→ **EXERCISE**: Return every line below as is, leaving out the pictures.

+++

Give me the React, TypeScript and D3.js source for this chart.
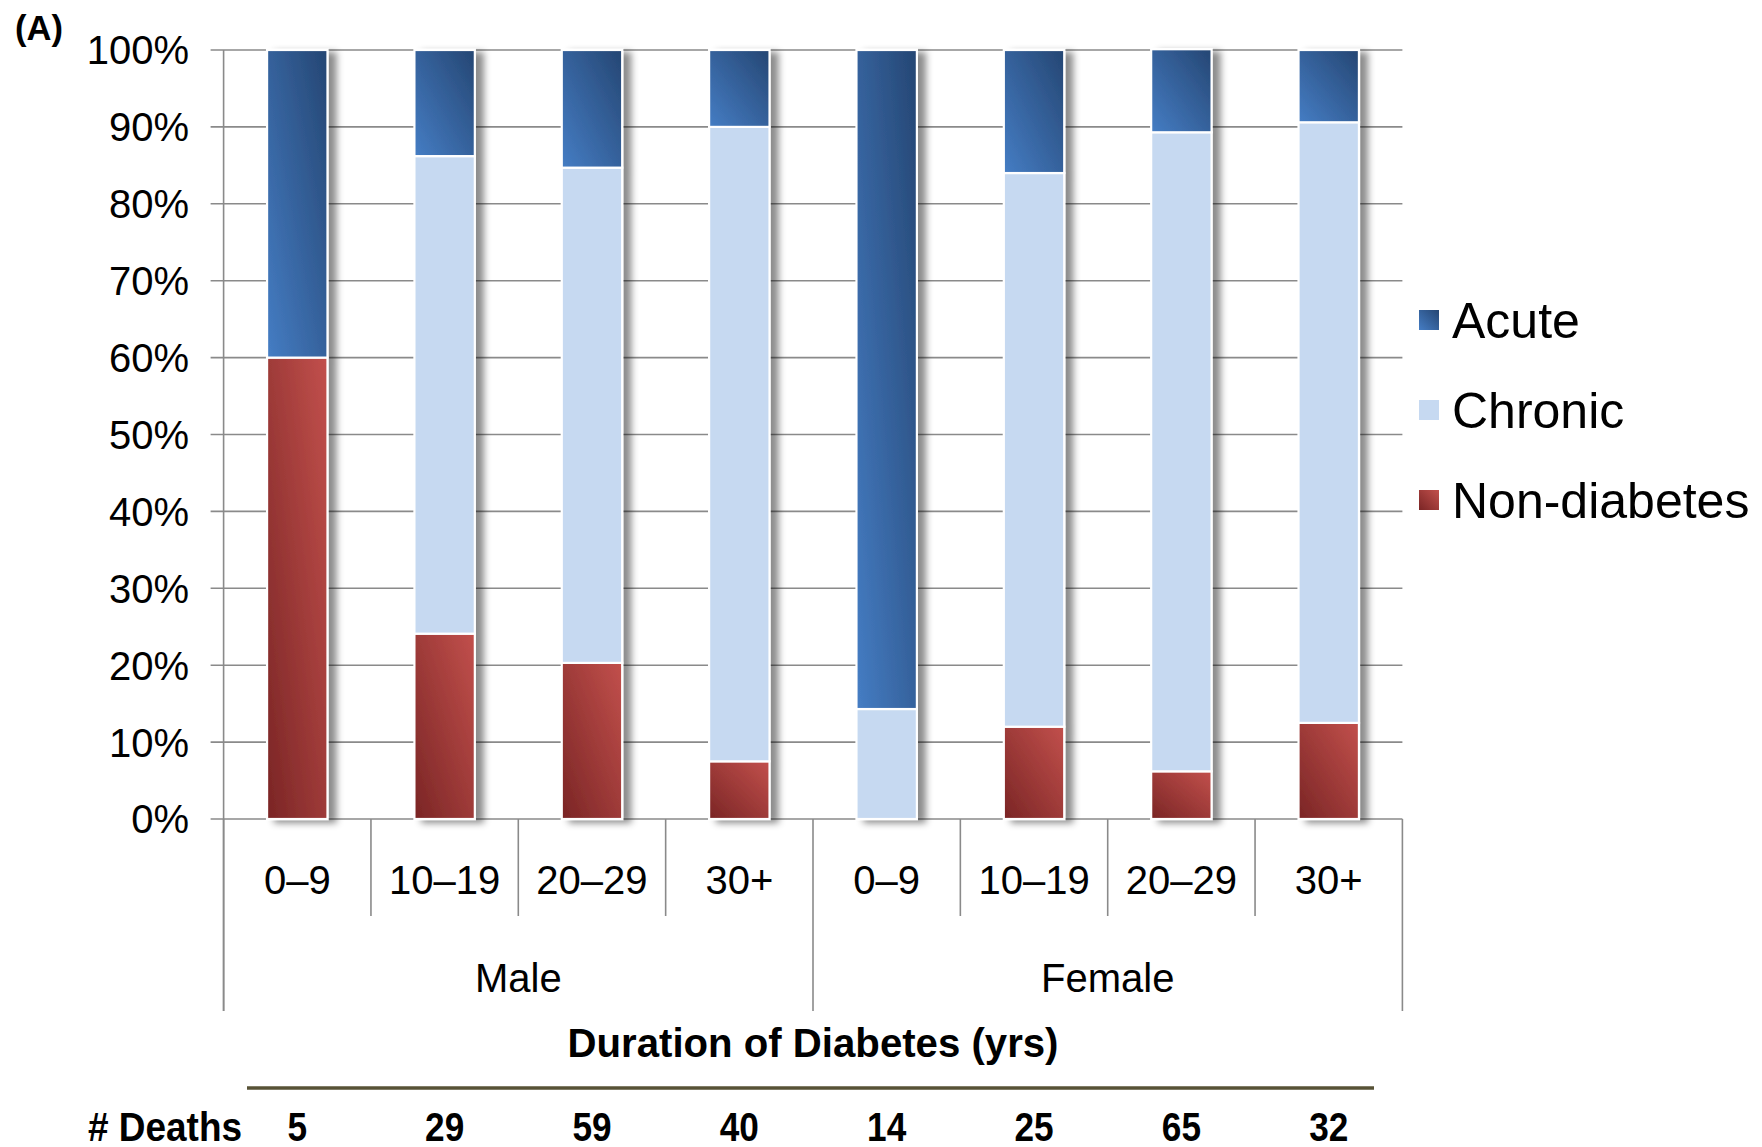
import React from "react";
import * as d3 from "d3";

const categories = ["0–9", "10–19", "20–29", "30+", "0–9", "10–19", "20–29", "30+"];
const groups = ["Male", "Female"];
const nonDiabetes = [60, 24.1, 20.3, 7.5, 0, 12, 6.2, 12.5];
const chronic = [0, 62.1, 64.4, 82.5, 14.3, 72, 83.1, 78.1];
const acute = [40, 13.8, 15.3, 10, 85.7, 16, 10.8, 9.4];
const deaths = [5, 29, 59, 40, 14, 25, 65, 32];
const yTicks = [0, 10, 20, 30, 40, 50, 60, 70, 80, 90, 100];
const seriesNames = ["Acute", "Chronic", "Non-diabetes"];

const FONT = "'Liberation Sans', Arial, Helvetica, sans-serif";

export default function App() {
  const W = 1762, H = 1147;
  const left = 223.6, right = 1402.4, top = 50, bottom = 819;
  const x = d3.scaleBand<number>().domain(d3.range(categories.length)).range([left, right]).paddingInner(0.59).paddingOuter(0.295);
  const step = x.step();
  const y = d3.scaleLinear().domain([0, 100]).range([bottom, top]);

  const rows = categories.map((c, i) => ({ i, nonDiabetes: nonDiabetes[i], chronic: chronic[i], acute: acute[i] }));
  const stack = d3.stack<any>().keys(["nonDiabetes", "chronic", "acute"]);
  const layers = stack(rows);
  const fills: Record<string, string> = { nonDiabetes: "url(#gRed)", chronic: "#c6d9f1", acute: "url(#gBlue)" };

  const catX = (i: number) => left + step * i;
  const groupBounds = [left, left + step * 4, right];

  return (
    <svg width={W} height={H} style={{ position: "absolute", left: 0, top: 0, background: "#fff" }} fontFamily={FONT}>
      <defs>
        <linearGradient id="gBlue" x1="1" y1="0" x2="0" y2="1">
          <stop offset="0" stopColor="#254673" />
          <stop offset="1" stopColor="#457dc4" />
        </linearGradient>
        <linearGradient id="gRed" x1="1" y1="0" x2="0" y2="1">
          <stop offset="0" stopColor="#c2504c" />
          <stop offset="1" stopColor="#7a2525" />
        </linearGradient>
        <filter id="sh" x="-30%" y="-5%" width="180%" height="115%">
          <feDropShadow dx="8" dy="3" stdDeviation="3.5" floodColor="#000" floodOpacity="0.45" />
        </filter>
      </defs>

      {/* gridlines */}
      {yTicks.map((t) => (
        <line key={t} x1={left - 13} x2={right} y1={y(t)} y2={y(t)} stroke="#8a8a8a" strokeWidth={1.6} />
      ))}
      {/* left axis */}
      <line x1={left} x2={left} y1={top} y2={1011} stroke="#8a8a8a" strokeWidth={1.6} />

      {/* tick labels */}
      {yTicks.map((t) => (
        <text key={t} x={189} y={y(t)} dy="0.36em" textAnchor="end" fontSize={40} fill="#000">{t}%</text>
      ))}

      {/* bars */}
      {rows.map((r, i) => (
        <g key={i} filter="url(#sh)">
          {layers.map((layer) => {
            const d = layer[i];
            const h = y(d[0]) - y(d[1]);
            if (h <= 0.01) return null;
            return (
              <rect key={layer.key} x={x(i)} y={y(d[1])} width={x.bandwidth()} height={h}
                fill={fills[layer.key]} stroke="#fff" strokeWidth={2.2} />
            );
          })}
        </g>
      ))}

      {/* category separators */}
      {d3.range(categories.length + 1).map((k) => {
        const xx = catX(k);
        const isGroup = k % 4 === 0;
        return <line key={k} x1={xx} x2={xx} y1={bottom} y2={isGroup ? 1011 : 916} stroke="#8a8a8a" strokeWidth={1.6} />;
      })}

      {/* category labels */}
      {categories.map((c, i) => (
        <text key={i} x={catX(i) + step / 2} y={880} dy="0.36em" textAnchor="middle" fontSize={40} fill="#000">{c}</text>
      ))}
      {groups.map((g, gi) => (
        <text key={g} x={(groupBounds[gi] + groupBounds[gi + 1]) / 2} y={978} dy="0.36em" textAnchor="middle" fontSize={40} fill="#000">{g}</text>
      ))}

      {/* title */}
      <text x={(left + right) / 2 + 0} y={1043} dy="0.36em" textAnchor="middle" fontSize={40} fontWeight="bold" textLength={491} lengthAdjust="spacingAndGlyphs" fill="#000">Duration of Diabetes (yrs)</text>
      <line x1={247} x2={1374} y1={1088} y2={1088} stroke="#575236" strokeWidth={3.5} />

      {/* deaths row */}
      <text x={88} y={1127} dy="0.36em" fontSize={40} fontWeight="bold" textLength={154} lengthAdjust="spacingAndGlyphs" fill="#000"># Deaths</text>
      {deaths.map((dv, i) => (
        <text key={i} transform={`translate(${catX(i) + step / 2},${1127}) scale(0.88,1)`} dy="0.36em" textAnchor="middle" fontSize={40} fontWeight="bold" fill="#000">{dv}</text>
      ))}

      {/* panel label */}
      <text x={15} y={40} fontSize={35} fontWeight="bold" textLength={48} lengthAdjust="spacingAndGlyphs" fill="#000">(A)</text>

      {/* legend */}
      {seriesNames.map((s, k) => {
        const cy = 320 + k * 90;
        const f = k === 0 ? "url(#gBlue)" : k === 1 ? "#c6d9f1" : "url(#gRed)";
        return (
          <g key={s}>
            <rect x={1419} y={cy - 10} width={20} height={20} fill={f} />
            <text x={1452} y={cy} dy="0.36em" fontSize={50} fill="#000">{s}</text>
          </g>
        );
      })}
    </svg>
  );
}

+++

→ **EXERCISE SOLUTION**:
Give me the React, TypeScript and D3.js source for this chart.
import React from "react";
import * as d3 from "d3";

const categories = ["0–9", "10–19", "20–29", "30+", "0–9", "10–19", "20–29", "30+"];
const groups = ["Male", "Female"];
const nonDiabetes = [60, 24.1, 20.3, 7.5, 0, 12, 6.2, 12.5];
const chronic = [0, 62.1, 64.4, 82.5, 14.3, 72, 83.1, 78.1];
const acute = [40, 13.8, 15.3, 10, 85.7, 16, 10.8, 9.4];
const deaths = [5, 29, 59, 40, 14, 25, 65, 32];
const yTicks = [0, 10, 20, 30, 40, 50, 60, 70, 80, 90, 100];
const seriesNames = ["Acute", "Chronic", "Non-diabetes"];

const FONT = "'Liberation Sans', Arial, Helvetica, sans-serif";

export default function App() {
  const W = 1762, H = 1147;
  const left = 223.6, right = 1402.4, top = 50, bottom = 819;
  const x = d3.scaleBand<number>().domain(d3.range(categories.length)).range([left, right]).paddingInner(0.59).paddingOuter(0.295);
  const step = x.step();
  const y = d3.scaleLinear().domain([0, 100]).range([bottom, top]);

  const rows = categories.map((c, i) => ({ i, nonDiabetes: nonDiabetes[i], chronic: chronic[i], acute: acute[i] }));
  const stack = d3.stack<any>().keys(["nonDiabetes", "chronic", "acute"]);
  const layers = stack(rows);
  const fills: Record<string, string> = { nonDiabetes: "url(#gRed)", chronic: "#c6d9f1", acute: "url(#gBlue)" };

  const catX = (i: number) => left + step * i;
  const groupBounds = [left, left + step * 4, right];

  return (
    <svg width={W} height={H} style={{ position: "absolute", left: 0, top: 0, background: "#fff" }} fontFamily={FONT}>
      <defs>
        <linearGradient id="gBlue" x1="1" y1="0" x2="0" y2="1">
          <stop offset="0" stopColor="#254673" />
          <stop offset="1" stopColor="#457dc4" />
        </linearGradient>
        <linearGradient id="gRed" x1="1" y1="0" x2="0" y2="1">
          <stop offset="0" stopColor="#c2504c" />
          <stop offset="1" stopColor="#7a2525" />
        </linearGradient>
        <filter id="sh" x="-30%" y="-5%" width="180%" height="115%">
          <feDropShadow dx="8" dy="3" stdDeviation="3.5" floodColor="#000" floodOpacity="0.45" />
        </filter>
      </defs>

      {/* gridlines */}
      {yTicks.map((t) => (
        <line key={t} x1={left - 13} x2={right} y1={y(t)} y2={y(t)} stroke="#8a8a8a" strokeWidth={1.6} />
      ))}
      {/* left axis */}
      <line x1={left} x2={left} y1={top} y2={1011} stroke="#8a8a8a" strokeWidth={1.6} />

      {/* tick labels */}
      {yTicks.map((t) => (
        <text key={t} x={189} y={y(t)} dy="0.36em" textAnchor="end" fontSize={40} fill="#000">{t}%</text>
      ))}

      {/* bars */}
      {rows.map((r, i) => (
        <g key={i} filter="url(#sh)">
          {layers.map((layer) => {
            const d = layer[i];
            const h = y(d[0]) - y(d[1]);
            if (h <= 0.01) return null;
            return (
              <rect key={layer.key} x={x(i)} y={y(d[1])} width={x.bandwidth()} height={h}
                fill={fills[layer.key]} stroke="#fff" strokeWidth={2.2} />
            );
          })}
        </g>
      ))}

      {/* category separators */}
      {d3.range(categories.length + 1).map((k) => {
        const xx = catX(k);
        const isGroup = k % 4 === 0;
        return <line key={k} x1={xx} x2={xx} y1={bottom} y2={isGroup ? 1011 : 916} stroke="#8a8a8a" strokeWidth={1.6} />;
      })}

      {/* category labels */}
      {categories.map((c, i) => (
        <text key={i} x={catX(i) + step / 2} y={880} dy="0.36em" textAnchor="middle" fontSize={40} fill="#000">{c}</text>
      ))}
      {groups.map((g, gi) => (
        <text key={g} x={(groupBounds[gi] + groupBounds[gi + 1]) / 2} y={978} dy="0.36em" textAnchor="middle" fontSize={40} fill="#000">{g}</text>
      ))}

      {/* title */}
      <text x={(left + right) / 2 + 0} y={1043} dy="0.36em" textAnchor="middle" fontSize={40} fontWeight="bold" textLength={491} lengthAdjust="spacingAndGlyphs" fill="#000">Duration of Diabetes (yrs)</text>
      <line x1={247} x2={1374} y1={1088} y2={1088} stroke="#575236" strokeWidth={3.5} />

      {/* deaths row */}
      <text x={88} y={1127} dy="0.36em" fontSize={40} fontWeight="bold" textLength={154} lengthAdjust="spacingAndGlyphs" fill="#000"># Deaths</text>
      {deaths.map((dv, i) => (
        <text key={i} transform={`translate(${catX(i) + step / 2},${1127}) scale(0.88,1)`} dy="0.36em" textAnchor="middle" fontSize={40} fontWeight="bold" fill="#000">{dv}</text>
      ))}

      {/* panel label */}
      <text x={15} y={40} fontSize={35} fontWeight="bold" textLength={48} lengthAdjust="spacingAndGlyphs" fill="#000">(A)</text>

      {/* legend */}
      {seriesNames.map((s, k) => {
        const cy = 320 + k * 90;
        const f = k === 0 ? "url(#gBlue)" : k === 1 ? "#c6d9f1" : "url(#gRed)";
        return (
          <g key={s}>
            <rect x={1419} y={cy - 10} width={20} height={20} fill={f} />
            <text x={1452} y={cy} dy="0.36em" fontSize={50} fill="#000">{s}</text>
          </g>
        );
      })}
    </svg>
  );
}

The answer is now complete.